The items in this guide are designed to help maximize the chances that you good answers quickly.

Search
State Your Problem
Minimum Working Example
A Good Title
Versions
Tags
An Example
Summary

Search#

The PyMC Discourse is full of questions that have already received useful answers. So definitely use the search function to see if anyone has asked questions that are similar to yours. Try different combinations of keywords because past questions don’t necessarily include a great title. You can also search discourse for topics by selecting relevant Tags (or filter search results by tag). You should also try searching the PyMC documentation because it covers both the PyMC API and common use-cases. If you find something that is related but does not solve your specific problem, include links to these related pages and explain why the what you have found does not solve your problem.

State Your Problem#

Describe what you are trying to accomplish, how you are trying to accomplish it, and what problem(s), if any, you are encountering. What did you expect and what happened instead? Give enough information so that other people know what a useful answer would look like but not more information than is necessary. Provide information about what solutions you have tried and why they did not solve your problem. Is it possible for someone to answer the question you have written but not provide a useful solution? (e.g., Question: Is this a bug? Answer: No.) If so, you may need to restate your problem.

Minimum Working Example#

Please include an example to demonstrate the problem you are facing. There are several critical properties of your example:

Minimal

Do not paste your entire script. Only include the parts of your code/model/data/processing that are necessary to demonstrate your problem. Do not include unnecessary import statements, unused function definitions, or code that will not be executed.
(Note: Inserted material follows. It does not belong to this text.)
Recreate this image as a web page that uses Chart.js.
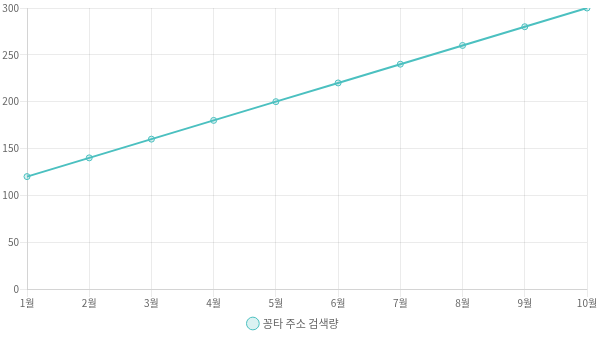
<!DOCTYPE html>
<html>
<head>
    <meta charset="UTF-8">
    <title>꽁타 주소 검색량</title>
    <script src="https://cdn.jsdelivr.net/npm/chart.js@4.4.0/dist/chart.umd.min.js"></script>
    <style>
        html, body { margin: 0; padding: 0; background: #fff; }
        #wrap { width: 600px; height: 339px; }
    </style>
</head>
<body>
    <div id="wrap"><canvas id="myChart"></canvas></div>

    <script>
        // 월별 라벨과 검색량
        const months = ["1월", "2월", "3월", "4월", "5월", "6월", "7월", "8월", "9월", "10월"];
        const searchCount = [120, 140, 160, 180, 200, 220, 240, 260, 280, 300];
        const seriesName = "꽁타 주소 검색량";

        Chart.defaults.font.family = "'Noto Sans CJK KR', 'Noto Sans', sans-serif";
        Chart.defaults.font.size = 10;
        Chart.defaults.color = '#666';

        const ctx = document.getElementById('myChart').getContext('2d');
        const myChart = new Chart(ctx, {
            type: 'line',
            data: {
                labels: months,
                datasets: [{
                    label: seriesName,
                    data: searchCount,
                    borderColor: 'rgb(75,192,192)',
                    backgroundColor: 'rgba(75,192,192,0.2)',
                    borderWidth: 2,
                    pointRadius: 3,
                    pointBorderWidth: 1,
                    fill: false,
                    tension: 0
                }]
            },
            options: {
                responsive: true,
                maintainAspectRatio: false,
                animation: false,
                layout: { padding: { top: 8, right: 13, bottom: 0 } },
                plugins: {
                    legend: {
                        position: 'bottom',
                        labels: {
                            usePointStyle: true,
                            pointStyle: 'circle',
                            boxWidth: 9,
                            boxHeight: 9,
                            padding: 8,
                            font: { size: 11, lineHeight: 1.1 }
                        }
                    }
                },
                scales: {
                    x: {
                        ticks: { padding: 1, font: { lineHeight: 1.1 } },
                        grid: { color: 'rgba(0,0,0,0.08)' }
                    },
                    y: {
                        min: 0,
                        max: 300,
                        ticks: { stepSize: 50, padding: 1 },
                        grid: { color: 'rgba(0,0,0,0.08)', tickLength: 7 },
                        afterFit: function (axis) { axis.width = 27; }
                    }
                }
            }
        });
    </script>
</body>
</html>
If you are currently running your code in a Jupyter notebook, export it as an executable Python script or reproduce the relevant code in a new Python script.

Self-contained

Anyone should be able to immediately run your example code. This means that your example should include all import statements. Your example should include any custom functions that are necessary. If you code relies on data that is loaded from an external file/site, consider creating or generating toy data in your example itself:

my_data = [[2, 7], [31, 9]]
mydata = np.random.default_rng(12345).random((2,2))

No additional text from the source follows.